With this excess in political spending, it’s no exaggeration that voters have seen a serious increase in political advertising. According to the Wesleyan Media Project, Democrat House races have aired about 40,000 ads that are funded by dark money, and 90,000 dark money ads in the Senate races. These ads have also had a huge increase of negative or attacking tone, which is up 61% compared to the 2014 midterms.

Voters have also seen a surplus of issue ads, which are known to be attacking towards a candidate, but aren’t backed by any particular political group. As explained by Erica Franklin Fowler, of Wesleyan University, who explains that voters are sick of the polarizing, negativity in politics.

“Citizens don’t like negativity,” Fowler states. She explains that by using outside groups that air ads in which candidates don’t sponsor, they’re saving face from the public backlash, “They protect the candidate, and the ad works better. Citizens give more credibility to groups, rather than politicians, who they don’t tend to trust.”

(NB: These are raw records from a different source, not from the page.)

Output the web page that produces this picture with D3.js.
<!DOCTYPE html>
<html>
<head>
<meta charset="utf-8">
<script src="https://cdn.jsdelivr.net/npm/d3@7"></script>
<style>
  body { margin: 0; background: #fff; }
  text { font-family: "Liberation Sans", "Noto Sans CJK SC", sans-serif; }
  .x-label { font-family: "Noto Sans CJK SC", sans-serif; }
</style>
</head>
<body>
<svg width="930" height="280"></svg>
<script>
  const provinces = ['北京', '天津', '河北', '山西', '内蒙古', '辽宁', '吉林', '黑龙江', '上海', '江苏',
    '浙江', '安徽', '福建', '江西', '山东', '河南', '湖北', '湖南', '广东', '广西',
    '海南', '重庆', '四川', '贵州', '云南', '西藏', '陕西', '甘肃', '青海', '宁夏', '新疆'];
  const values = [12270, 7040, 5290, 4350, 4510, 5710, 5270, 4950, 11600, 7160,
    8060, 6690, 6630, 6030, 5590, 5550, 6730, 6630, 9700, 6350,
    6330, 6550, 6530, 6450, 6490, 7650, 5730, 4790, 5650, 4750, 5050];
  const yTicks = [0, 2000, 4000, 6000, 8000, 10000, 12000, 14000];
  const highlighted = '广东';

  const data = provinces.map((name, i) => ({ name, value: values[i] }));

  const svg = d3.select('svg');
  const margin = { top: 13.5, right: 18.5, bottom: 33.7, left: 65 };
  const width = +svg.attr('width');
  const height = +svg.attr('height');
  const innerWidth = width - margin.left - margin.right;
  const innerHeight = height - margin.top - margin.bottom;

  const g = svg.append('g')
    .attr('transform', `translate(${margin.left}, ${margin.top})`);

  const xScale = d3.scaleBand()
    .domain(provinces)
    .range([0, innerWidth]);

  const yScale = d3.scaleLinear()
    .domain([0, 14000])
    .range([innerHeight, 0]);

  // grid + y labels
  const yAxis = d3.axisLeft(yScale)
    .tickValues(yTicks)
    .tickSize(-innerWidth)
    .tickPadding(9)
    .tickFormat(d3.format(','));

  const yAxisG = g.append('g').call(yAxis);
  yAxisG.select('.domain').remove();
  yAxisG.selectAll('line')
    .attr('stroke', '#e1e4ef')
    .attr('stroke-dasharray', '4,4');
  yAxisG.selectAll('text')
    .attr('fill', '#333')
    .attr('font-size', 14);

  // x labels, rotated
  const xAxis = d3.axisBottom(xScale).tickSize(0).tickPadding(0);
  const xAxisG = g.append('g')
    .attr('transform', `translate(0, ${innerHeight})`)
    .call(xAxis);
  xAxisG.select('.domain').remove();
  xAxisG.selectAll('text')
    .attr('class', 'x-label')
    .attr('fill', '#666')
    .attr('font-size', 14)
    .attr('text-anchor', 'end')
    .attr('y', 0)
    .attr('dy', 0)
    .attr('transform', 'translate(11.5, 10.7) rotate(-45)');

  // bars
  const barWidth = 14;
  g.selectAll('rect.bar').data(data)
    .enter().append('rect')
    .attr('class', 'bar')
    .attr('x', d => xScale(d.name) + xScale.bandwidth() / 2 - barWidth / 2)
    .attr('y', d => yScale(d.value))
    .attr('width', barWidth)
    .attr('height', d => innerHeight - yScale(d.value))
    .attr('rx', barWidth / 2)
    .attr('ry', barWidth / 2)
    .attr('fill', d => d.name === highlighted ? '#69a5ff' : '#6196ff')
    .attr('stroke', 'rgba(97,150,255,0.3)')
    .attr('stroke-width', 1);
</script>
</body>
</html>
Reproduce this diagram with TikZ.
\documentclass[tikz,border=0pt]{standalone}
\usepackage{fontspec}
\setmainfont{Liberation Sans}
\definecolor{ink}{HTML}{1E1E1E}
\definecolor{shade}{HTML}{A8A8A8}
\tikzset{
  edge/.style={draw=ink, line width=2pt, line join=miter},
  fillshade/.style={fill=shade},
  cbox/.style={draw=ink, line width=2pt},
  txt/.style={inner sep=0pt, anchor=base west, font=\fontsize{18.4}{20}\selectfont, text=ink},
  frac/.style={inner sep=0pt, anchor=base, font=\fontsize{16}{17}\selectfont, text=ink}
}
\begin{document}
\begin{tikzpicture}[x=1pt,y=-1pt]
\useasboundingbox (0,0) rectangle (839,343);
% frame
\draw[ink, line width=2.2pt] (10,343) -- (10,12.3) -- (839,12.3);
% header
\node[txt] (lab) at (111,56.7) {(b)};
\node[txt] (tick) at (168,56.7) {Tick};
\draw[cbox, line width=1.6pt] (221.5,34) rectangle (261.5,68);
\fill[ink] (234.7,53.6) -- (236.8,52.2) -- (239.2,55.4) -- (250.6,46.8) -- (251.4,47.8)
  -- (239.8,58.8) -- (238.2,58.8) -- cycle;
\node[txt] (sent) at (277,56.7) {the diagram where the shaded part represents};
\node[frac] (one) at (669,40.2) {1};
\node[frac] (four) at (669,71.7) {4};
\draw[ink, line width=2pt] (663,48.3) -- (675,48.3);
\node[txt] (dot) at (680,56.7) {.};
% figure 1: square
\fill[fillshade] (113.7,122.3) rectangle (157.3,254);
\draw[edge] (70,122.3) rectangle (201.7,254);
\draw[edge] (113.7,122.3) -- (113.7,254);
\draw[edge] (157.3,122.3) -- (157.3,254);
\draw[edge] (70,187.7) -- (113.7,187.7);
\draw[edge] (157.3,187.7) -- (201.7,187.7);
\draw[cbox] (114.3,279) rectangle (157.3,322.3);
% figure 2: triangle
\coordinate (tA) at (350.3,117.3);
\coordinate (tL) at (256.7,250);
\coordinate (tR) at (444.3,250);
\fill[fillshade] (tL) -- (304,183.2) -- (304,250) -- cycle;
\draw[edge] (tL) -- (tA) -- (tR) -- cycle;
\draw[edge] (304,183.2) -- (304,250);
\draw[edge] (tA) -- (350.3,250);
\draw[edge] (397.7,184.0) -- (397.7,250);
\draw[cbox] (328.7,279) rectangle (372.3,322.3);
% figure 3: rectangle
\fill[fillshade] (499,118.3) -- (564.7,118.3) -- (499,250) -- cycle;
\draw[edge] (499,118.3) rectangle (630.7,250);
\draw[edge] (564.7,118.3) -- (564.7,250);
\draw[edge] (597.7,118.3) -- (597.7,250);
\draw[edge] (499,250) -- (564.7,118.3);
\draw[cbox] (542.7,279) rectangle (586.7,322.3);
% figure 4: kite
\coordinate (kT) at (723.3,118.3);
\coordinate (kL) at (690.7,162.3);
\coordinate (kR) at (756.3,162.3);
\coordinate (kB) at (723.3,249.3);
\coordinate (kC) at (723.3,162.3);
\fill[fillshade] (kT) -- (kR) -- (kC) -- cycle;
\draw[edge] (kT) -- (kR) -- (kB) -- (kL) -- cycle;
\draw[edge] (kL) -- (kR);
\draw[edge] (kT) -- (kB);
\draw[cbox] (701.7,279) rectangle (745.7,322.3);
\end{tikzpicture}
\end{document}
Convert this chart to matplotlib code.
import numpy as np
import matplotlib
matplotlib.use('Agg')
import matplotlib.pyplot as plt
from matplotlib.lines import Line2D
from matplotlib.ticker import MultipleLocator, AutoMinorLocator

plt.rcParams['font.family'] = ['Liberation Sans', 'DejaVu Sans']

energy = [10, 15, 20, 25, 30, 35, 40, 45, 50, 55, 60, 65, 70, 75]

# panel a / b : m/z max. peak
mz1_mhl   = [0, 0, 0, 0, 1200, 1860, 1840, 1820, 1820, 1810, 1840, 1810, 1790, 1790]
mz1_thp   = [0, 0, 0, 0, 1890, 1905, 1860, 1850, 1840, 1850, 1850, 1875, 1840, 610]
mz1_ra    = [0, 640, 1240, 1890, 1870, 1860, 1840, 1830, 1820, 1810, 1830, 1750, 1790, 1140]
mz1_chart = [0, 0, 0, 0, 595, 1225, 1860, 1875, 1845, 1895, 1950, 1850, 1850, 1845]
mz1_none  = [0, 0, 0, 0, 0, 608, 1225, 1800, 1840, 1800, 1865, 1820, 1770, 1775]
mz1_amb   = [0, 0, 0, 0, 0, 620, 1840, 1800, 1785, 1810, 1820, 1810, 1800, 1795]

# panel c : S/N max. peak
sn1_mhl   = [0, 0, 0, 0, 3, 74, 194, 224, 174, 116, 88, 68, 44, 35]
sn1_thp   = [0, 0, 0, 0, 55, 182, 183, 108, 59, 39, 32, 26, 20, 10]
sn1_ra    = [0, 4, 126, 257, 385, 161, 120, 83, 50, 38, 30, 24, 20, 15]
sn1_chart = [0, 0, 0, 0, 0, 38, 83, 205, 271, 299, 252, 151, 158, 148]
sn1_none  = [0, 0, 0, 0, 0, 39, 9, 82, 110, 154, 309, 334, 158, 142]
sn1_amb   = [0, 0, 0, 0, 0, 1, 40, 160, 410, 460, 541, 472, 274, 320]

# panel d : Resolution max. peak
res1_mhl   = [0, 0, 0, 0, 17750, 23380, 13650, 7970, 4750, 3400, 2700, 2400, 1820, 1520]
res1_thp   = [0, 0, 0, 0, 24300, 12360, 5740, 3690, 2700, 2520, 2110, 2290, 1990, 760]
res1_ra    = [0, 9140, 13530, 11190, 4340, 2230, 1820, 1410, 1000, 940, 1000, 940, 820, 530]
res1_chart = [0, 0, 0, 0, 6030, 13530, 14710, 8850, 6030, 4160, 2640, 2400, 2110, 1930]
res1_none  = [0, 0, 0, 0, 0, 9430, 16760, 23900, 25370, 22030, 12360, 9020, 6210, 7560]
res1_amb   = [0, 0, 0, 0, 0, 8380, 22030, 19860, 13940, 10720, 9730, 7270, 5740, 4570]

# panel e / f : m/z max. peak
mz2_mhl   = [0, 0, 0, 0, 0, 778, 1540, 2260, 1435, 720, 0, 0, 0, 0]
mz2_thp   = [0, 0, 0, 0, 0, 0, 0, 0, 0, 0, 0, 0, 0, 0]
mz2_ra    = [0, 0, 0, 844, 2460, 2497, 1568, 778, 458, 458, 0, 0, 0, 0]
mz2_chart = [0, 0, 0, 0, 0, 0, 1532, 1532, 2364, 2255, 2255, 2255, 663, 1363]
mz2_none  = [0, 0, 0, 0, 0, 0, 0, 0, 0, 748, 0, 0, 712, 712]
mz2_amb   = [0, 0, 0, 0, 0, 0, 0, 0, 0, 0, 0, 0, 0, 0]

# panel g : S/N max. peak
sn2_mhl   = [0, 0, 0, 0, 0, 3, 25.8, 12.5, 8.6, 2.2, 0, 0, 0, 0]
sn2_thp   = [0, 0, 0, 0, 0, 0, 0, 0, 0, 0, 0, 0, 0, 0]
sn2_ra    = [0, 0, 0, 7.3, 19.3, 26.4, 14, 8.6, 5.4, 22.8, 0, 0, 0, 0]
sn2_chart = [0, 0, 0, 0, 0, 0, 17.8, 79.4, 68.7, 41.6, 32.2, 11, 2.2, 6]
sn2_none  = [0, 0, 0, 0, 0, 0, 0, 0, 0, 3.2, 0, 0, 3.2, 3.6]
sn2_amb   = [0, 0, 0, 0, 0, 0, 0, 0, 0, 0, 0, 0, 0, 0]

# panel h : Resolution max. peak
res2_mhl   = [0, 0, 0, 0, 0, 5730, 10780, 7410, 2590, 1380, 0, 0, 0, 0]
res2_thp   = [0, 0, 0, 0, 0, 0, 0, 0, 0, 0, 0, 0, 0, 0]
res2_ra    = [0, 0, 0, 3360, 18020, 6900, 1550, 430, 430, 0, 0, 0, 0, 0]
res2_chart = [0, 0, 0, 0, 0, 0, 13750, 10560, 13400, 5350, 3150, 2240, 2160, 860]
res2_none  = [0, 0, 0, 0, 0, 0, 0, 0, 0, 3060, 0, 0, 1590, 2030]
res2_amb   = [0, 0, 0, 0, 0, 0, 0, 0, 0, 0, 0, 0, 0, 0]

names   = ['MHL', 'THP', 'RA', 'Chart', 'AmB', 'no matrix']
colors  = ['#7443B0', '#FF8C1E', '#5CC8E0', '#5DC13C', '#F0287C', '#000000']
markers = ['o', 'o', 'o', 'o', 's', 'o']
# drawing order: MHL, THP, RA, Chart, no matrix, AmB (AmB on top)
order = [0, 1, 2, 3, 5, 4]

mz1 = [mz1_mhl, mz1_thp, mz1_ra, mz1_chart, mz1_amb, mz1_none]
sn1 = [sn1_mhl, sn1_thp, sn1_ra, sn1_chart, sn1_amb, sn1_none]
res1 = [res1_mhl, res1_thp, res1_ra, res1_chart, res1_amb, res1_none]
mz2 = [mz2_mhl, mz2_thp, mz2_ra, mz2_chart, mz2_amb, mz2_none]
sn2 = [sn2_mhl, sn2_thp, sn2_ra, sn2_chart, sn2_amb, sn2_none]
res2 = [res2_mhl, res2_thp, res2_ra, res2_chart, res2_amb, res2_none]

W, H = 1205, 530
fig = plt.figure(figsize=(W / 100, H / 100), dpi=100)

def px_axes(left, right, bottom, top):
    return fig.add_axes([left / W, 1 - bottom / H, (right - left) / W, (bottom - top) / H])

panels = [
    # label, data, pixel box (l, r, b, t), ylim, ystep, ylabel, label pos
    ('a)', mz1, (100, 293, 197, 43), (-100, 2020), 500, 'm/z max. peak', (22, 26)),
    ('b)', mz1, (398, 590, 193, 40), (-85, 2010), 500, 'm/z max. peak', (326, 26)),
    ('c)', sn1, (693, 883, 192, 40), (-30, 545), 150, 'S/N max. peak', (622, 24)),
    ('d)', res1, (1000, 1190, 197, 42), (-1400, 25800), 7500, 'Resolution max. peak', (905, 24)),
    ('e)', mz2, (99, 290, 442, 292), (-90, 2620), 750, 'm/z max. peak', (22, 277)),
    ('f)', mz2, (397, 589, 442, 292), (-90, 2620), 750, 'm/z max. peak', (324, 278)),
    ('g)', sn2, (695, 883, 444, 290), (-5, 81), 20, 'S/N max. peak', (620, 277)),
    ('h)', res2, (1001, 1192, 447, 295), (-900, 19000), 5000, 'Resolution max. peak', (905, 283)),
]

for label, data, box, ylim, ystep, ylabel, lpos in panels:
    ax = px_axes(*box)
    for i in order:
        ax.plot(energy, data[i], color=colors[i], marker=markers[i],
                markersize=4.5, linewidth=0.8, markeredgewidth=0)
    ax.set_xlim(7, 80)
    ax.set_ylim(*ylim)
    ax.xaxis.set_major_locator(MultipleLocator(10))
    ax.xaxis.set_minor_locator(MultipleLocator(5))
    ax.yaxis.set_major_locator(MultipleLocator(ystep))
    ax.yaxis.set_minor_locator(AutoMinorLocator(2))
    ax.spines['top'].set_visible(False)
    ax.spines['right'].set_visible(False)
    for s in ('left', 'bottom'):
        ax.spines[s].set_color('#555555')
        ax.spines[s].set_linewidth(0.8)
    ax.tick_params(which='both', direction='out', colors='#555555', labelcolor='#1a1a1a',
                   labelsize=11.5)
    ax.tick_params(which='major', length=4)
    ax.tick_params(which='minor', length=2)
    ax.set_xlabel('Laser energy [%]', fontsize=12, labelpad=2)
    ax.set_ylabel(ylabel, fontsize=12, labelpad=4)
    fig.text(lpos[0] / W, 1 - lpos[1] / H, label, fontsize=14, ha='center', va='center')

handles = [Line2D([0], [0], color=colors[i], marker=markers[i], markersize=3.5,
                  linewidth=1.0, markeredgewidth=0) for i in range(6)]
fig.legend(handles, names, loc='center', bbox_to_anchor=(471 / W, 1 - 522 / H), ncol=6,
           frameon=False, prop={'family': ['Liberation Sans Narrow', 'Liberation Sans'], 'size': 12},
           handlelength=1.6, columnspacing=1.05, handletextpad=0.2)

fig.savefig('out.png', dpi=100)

With all the money spent, are the endless political ads having any impact on voters? The overall consensus seems to be that the ads are annoying, aggressive, and pointless.

Abby Lupoli, a baker at Great Basin Co-Op who is planning to vote come Tuesday, stated that the ads haven’t changed her mind at all, and pities the influence it potentially has on other voters.

“The ads are negative, don’t say much besides blatant claims about how wrong the other side is, and then doesn’t even tell you who to vote for. What’s the point in that?” Lupoli stated.

Others had a similar view, agreeing that the amount of polarization was even discouraging to the overall efforts of voting.